In fact, we celebrate them…with huge salaries and Congressional kowtowing.

But what really separates them from the lone gunman? Profitability, perhaps?

Or what do we make of the thousands of “contractors,” a.k.a. mercenaries, who are riding around Iraq, armed to the teeth and making huge salaries. Or those who have been caught “randomly” shooting Iraqis civilians? They are reprimanded by their companies, but where is the national conversation about those mass killings?

It comes down to language. The language of mass murder, of random death dealt out by a crazed lone gunman, is reserved for those events that we ourselves are not directly complicit in. We do not feel complicit in the tragic event at Virginia tech. Or Columbine. Or any of the growing number of mass shootings our country has experienced over the last four decades. Those are anomalies in American society…examples of the mysteries of the human psyche and, in the ultimate Americanization, the price we pay to live in a free society.

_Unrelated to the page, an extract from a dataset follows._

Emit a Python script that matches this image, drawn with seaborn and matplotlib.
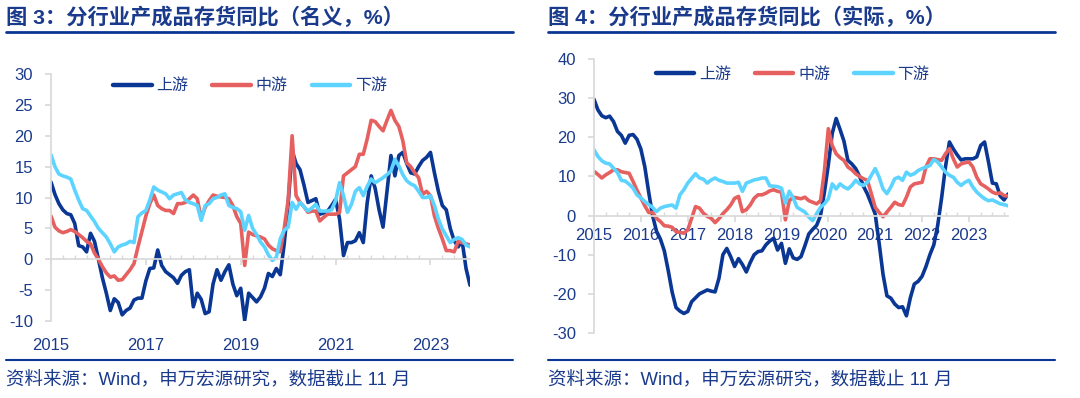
import numpy as np
import pandas as pd
import matplotlib
matplotlib.use("Agg")
import matplotlib.pyplot as plt
from matplotlib.lines import Line2D
import seaborn as sns

# monthly data, Jan 2015 - Nov 2023
months = pd.date_range("2015-01-01", "2023-11-01", freq="MS")
series_names = ["上游", "中游", "下游"]

# 图3 名义
up_nominal = [12.5, 10.5, 9.0, 8.0, 7.4, 7.2, 5.8, 2.2, 2.0, 1.2, 4.2, 2.9,
              0.0, -3.0, -5.5, -8.3, -6.4, -7.0, -9.0, -8.3, -7.9, -6.6, -6.3, -6.3,
              -3.5, -1.5, -1.4, 1.5, -1.0, -2.0, -2.5, -3.0, -3.9, -2.6, -2.0, -1.7,
              -7.7, -5.5, -6.5, -8.8, -8.5, -4.0, -1.7, -3.4, -2.0, -0.9, -4.0, -5.9,
              -4.7, -9.9, -5.5, -6.2, -6.9, -6.1, -4.7, -2.3, -2.8, -1.5, -2.5, 2.5,
              9.0, 17.6, 15.5, 14.5, 12.0, 9.2, 9.5, 9.8, 7.3, 7.5, 7.8, 8.7,
              9.7, 6.5, 0.6, 2.7, 2.7, 3.0, 4.3, 2.7, 9.2, 13.5, 11.5, 8.0,
              5.2, 11.0, 16.8, 13.5, 16.8, 17.3, 15.5, 14.0, 13.8, 15.0, 16.0, 16.5,
              17.3, 14.0, 11.0, 8.7, 8.0, 5.0, 3.0, 2.0, 3.0, -1.5, -4.2]
mid_nominal = [7.0, 5.2, 4.6, 4.3, 4.5, 4.8, 4.5, 4.0, 3.5, 2.9, 2.5, 1.0,
               0.0, -1.2, -2.2, -2.9, -2.7, -3.4, -3.3, -2.5, -1.7, -0.7, 2.0, 4.5,
               7.0, 9.0, 10.4, 8.7, 8.2, 7.9, 7.9, 7.4, 9.0, 9.0, 9.2, 9.8,
               10.4, 9.8, 6.6, 8.4, 9.5, 10.4, 10.2, 10.1, 10.0, 9.8, 8.7, 6.9,
               5.8, -1.0, 4.4, 4.0, 3.8, 3.6, 3.3, 2.3, 1.7, 1.4, 1.2, 5.0,
               9.6, 20.0, 10.3, 9.2, 8.5, 7.6, 7.8, 7.8, 6.2, 6.8, 7.3, 7.3,
               7.3, 7.6, 13.5, 14.0, 14.5, 15.0, 17.0, 17.0, 19.5, 22.5, 22.3, 21.5,
               20.8, 22.5, 24.1, 22.5, 21.5, 19.2, 15.6, 15.0, 14.0, 13.2, 10.5, 11.0,
               10.3, 7.0, 5.0, 3.3, 1.4, 1.4, 1.2, 2.9, 2.7, 2.5, 2.3]
down_nominal = [16.9, 15.0, 13.8, 13.5, 13.3, 13.0, 11.2, 9.6, 8.2, 7.9, 7.0, 6.1,
                5.0, 4.3, 3.6, 2.5, 1.2, 2.0, 2.3, 2.5, 2.9, 2.7, 6.9, 7.5,
                7.9, 9.6, 11.7, 11.2, 10.9, 10.6, 9.8, 10.4, 10.6, 10.8, 9.6, 9.2,
                9.0, 8.7, 6.3, 8.7, 9.0, 9.8, 10.0, 10.4, 10.6, 8.7, 8.4, 8.2,
                7.7, 4.7, 7.1, 5.0, 4.0, 2.8, 2.0, 0.7, -0.2, 0.3, 3.3, 4.7,
                5.2, 9.2, 8.1, 9.2, 8.5, 7.8, 8.3, 8.9, 7.8, 7.8, 7.8, 8.0,
                9.5, 12.4, 10.3, 7.6, 8.9, 11.0, 11.6, 10.3, 11.8, 13.0, 12.4, 12.8,
                13.2, 13.7, 14.3, 16.2, 15.1, 13.7, 12.7, 12.2, 11.9, 11.0, 10.0, 10.0,
                10.3, 8.7, 6.5, 4.9, 3.8, 2.7, 3.2, 3.5, 3.2, 2.3, 2.0]

# 图4 实际
up_real = [29.7, 27.0, 25.5, 25.0, 25.4, 24.0, 21.5, 20.5, 18.5, 20.5, 20.7, 19.5,
           17.0, 12.5, 6.0, 0.0, -4.0, -6.0, -9.0, -14.0, -19.5, -23.5, -24.4, -25.0,
           -24.5, -22.0, -21.0, -20.0, -19.5, -19.0, -19.3, -19.5, -16.0, -10.0, -8.4, -10.5,
           -13.0, -11.0, -12.5, -14.4, -12.0, -10.0, -9.2, -9.0, -7.5, -6.5, -5.8, -8.8,
           -7.1, -12.2, -8.5, -10.8, -11.2, -10.5, -7.7, -4.7, -3.5, -2.5, 0.0, 6.0,
           13.0, 21.0, 24.8, 22.0, 19.0, 14.1, 13.2, 12.0, 10.0, 7.5, 5.5, 3.0,
           0.4, -7.0, -15.0, -20.5, -21.1, -22.6, -23.5, -23.3, -25.6, -21.0, -17.5, -16.8,
           -15.5, -13.0, -10.0, -7.5, -2.5, 4.5, 12.5, 18.8, 17.0, 15.5, 14.2, 14.5,
           14.5, 14.5, 15.0, 17.9, 18.8, 13.7, 8.3, 8.1, 5.0, 4.0, 5.5]
mid_real = [11.3, 10.5, 9.6, 10.4, 11.0, 11.7, 11.7, 11.2, 11.0, 10.8, 8.7, 6.5,
            4.5, 2.5, 0.8, 0.8, -0.7, -1.5, -2.6, -2.7, -3.0, -4.1, -4.3, -4.5,
            -3.7, -0.7, 2.3, 1.9, 0.6, -0.2, -0.7, -1.8, -0.8, 0.5, 1.5, 2.7,
            4.4, 4.9, 1.0, 1.5, 2.7, 4.4, 5.3, 5.3, 5.7, 6.3, 6.6, 6.2,
            6.0, -1.1, 3.8, 4.7, 4.5, 4.3, 4.7, 3.8, 3.4, 3.0, 3.8, 11.5,
            22.2, 17.9, 15.8, 14.8, 14.1, 12.4, 11.7, 10.7, 10.0, 9.4, 9.0, 5.6,
            2.1, 0.8, -0.3, 0.9, 2.1, 3.4, 2.8, 2.6, 4.7, 7.3, 8.1, 8.3,
            8.5, 12.4, 14.5, 14.5, 14.3, 14.1, 15.8, 17.1, 14.5, 12.4, 13.2, 13.5,
            13.7, 12.4, 9.8, 8.1, 7.5, 6.8, 6.0, 5.6, 5.8, 5.1, 5.0]
down_real = [16.8, 15.1, 14.0, 13.4, 13.2, 12.1, 11.0, 9.0, 8.8, 8.0, 7.0, 5.3,
             4.5, 3.6, 2.8, 2.1, 1.0, 1.9, 2.3, 2.5, 2.7, 1.9, 5.3, 6.6,
             8.3, 9.5, 10.7, 9.6, 9.3, 8.3, 9.1, 9.6, 9.0, 8.7, 8.3, 8.3,
             8.3, 8.5, 6.2, 8.3, 8.7, 9.1, 9.3, 9.6, 9.6, 7.6, 7.5, 7.4,
             7.0, 3.2, 6.2, 4.5, 2.1, 1.5, 0.9, -0.4, -1.3, 0.5, 2.1, 3.0,
             4.3, 8.1, 6.8, 8.1, 7.3, 6.8, 7.7, 9.0, 8.1, 7.7, 8.5, 10.3,
             12.0, 9.8, 6.8, 5.6, 7.3, 9.4, 9.8, 9.0, 11.1, 10.3, 10.7, 11.5,
             12.0, 12.4, 12.8, 14.3, 13.7, 12.4, 11.1, 10.3, 9.8, 8.5, 7.7, 8.5,
             9.0, 7.3, 6.0, 5.1, 4.3, 3.8, 4.0, 3.5, 3.0, 2.8, 2.5]

navy = "#0A3794"
red = "#E5605F"
cyan = "#5CD4FF"
text_blue = "#1A3A8C"
grey = "#D9D9D9"
palette = dict(zip(series_names, [navy, red, cyan]))

sns.set_theme(style="white")
plt.rcParams["font.family"] = ["Liberation Sans", "Noto Sans CJK SC", "DejaVu Sans"]
plt.rcParams["axes.unicode_minus"] = False

year_pos = months.year + (months.month - 1) / 12.0


def make_frame(up, mid, down):
    frames = []
    for name, vals in zip(series_names, [up, mid, down]):
        frames.append(pd.DataFrame({"t": year_pos, "value": vals, "series": name}))
    return pd.concat(frames, ignore_index=True)


def draw_panel(ax, df, ylim, yticks, xmajor, legend_anchor):
    sns.lineplot(data=df, x="t", y="value", hue="series", hue_order=series_names,
                 palette=palette, linewidth=2.6, ax=ax)
    ax.set_xlim(year_pos[0], year_pos[-1])
    ax.set_ylim(*ylim)
    ax.set_yticks(yticks)
    ax.set_xlabel("")
    ax.set_ylabel("")
    for s in ["top", "right"]:
        ax.spines[s].set_visible(False)
    ax.spines["left"].set_color(grey)
    ax.spines["bottom"].set_color(grey)
    ax.spines["bottom"].set_position(("data", 0))
    ax.set_xticks(xmajor)
    ax.set_xticks(np.arange(2015, 2024, 0.25), minor=True)
    ax.set_xticklabels([str(y) for y in xmajor])
    ax.tick_params(axis="y", colors=grey, labelcolor=text_blue, labelsize=12,
                   direction="out", length=4, pad=9, left=True)
    ax.tick_params(axis="x", which="major", colors=grey, labelcolor=text_blue,
                   labelsize=12, direction="out", length=4, bottom=True)
    ax.tick_params(axis="x", which="minor", colors=grey, direction="in",
                   length=3, bottom=True)
    sns.move_legend(ax, "upper center", bbox_to_anchor=legend_anchor, ncol=3,
                    title=None, frameon=False, fontsize=11.5, handlelength=2.4,
                    handletextpad=0.3, columnspacing=1.5, labelcolor=text_blue)
    for h in ax.get_legend().legend_handles:
        h.set_linewidth(3.2)


fig = plt.figure(figsize=(10.8, 3.98), dpi=100)
W, H = 1080.0, 398.0

ax1 = fig.add_axes([51 / W, 1 - 321 / H, (470 - 51) / W, (321 - 74) / H])
draw_panel(ax1, make_frame(up_nominal, mid_nominal, down_nominal),
           (-10, 30), range(-10, 31, 5), [2015, 2017, 2019, 2021, 2023], (0.475, 1.04))
# left panel: year labels sit under the plot, not on the zero line
ax1.tick_params(axis="x", which="major", labelbottom=False)
sec = ax1.secondary_xaxis("bottom")
sec.set_xticks([2015, 2017, 2019, 2021, 2023])
sec.set_xticklabels(["2015", "2017", "2019", "2021", "2023"])
sec.tick_params(length=0, labelsize=12, labelcolor=text_blue, pad=12)
sec.spines["bottom"].set_visible(False)

ax2 = fig.add_axes([594 / W, 1 - 333 / H, (1008 - 594) / W, (333 - 59) / H])
draw_panel(ax2, make_frame(up_real, mid_real, down_real),
           (-30, 40), range(-30, 41, 10), list(range(2015, 2024)), (0.48, 1.025))
ax2.tick_params(axis="x", which="major", pad=5)

titles = ["图 3：分行业产成品存货同比（名义，%）", "图 4：分行业产成品存货同比（实际，%）"]
for x0, x1, title in [(6, 513, titles[0]), (548, 1055, titles[1])]:
    fig.text(x0 / W, 1 - 17 / H, title, fontsize=15.3, fontweight="bold",
             color=text_blue, va="center", ha="left")
    fig.add_artist(Line2D([x0 / W, x1 / W], [1 - 32 / H] * 2, color=navy,
                          lw=2, transform=fig.transFigure))
    fig.add_artist(Line2D([x0 / W, x1 / W], [1 - 360 / H] * 2, color=navy,
                          lw=1.5, transform=fig.transFigure))
    fig.text(x0 / W, 1 - 381 / H, "资料来源：Wind，申万宏源研究，数据截止 11 月",
             fontsize=13.3, color=text_blue, va="center", ha="left")

fig.savefig("out.png", dpi=100)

But the mass killings that made our nation? That protect our national interests, like oil? The mass killings that happen when we drop bombs on civilians? Or what about the weaponry we, the world’s largest dealer of guns and military hardware, sell to governments and rebels alike? That we sold to both sides of the Iran-Iraq War?

Those are wars. Or for wars. And as a nation of war, we have found a way to disassociate ourselves from those acts of violence with the language of war: campaigns, battles, collateral damage, casualties, enemy combatants.

We create an alternate world of skewed morality to justify the wealth, the land, the death created by those acts. We indemnify whole peoples and their ideas and cultural affectations to rationalize the violence we portray as necessary and just. Paranoid worldviews predominate our history, particularly since the end of the Second World War.

Disassociation. Skewed morality. Violence justified by paranoia.

How much of an anomaly is the lone gunman? Or has our culture reached critical mass…that to be an American is not just to be part of a culture of violent retribution, but an example of it?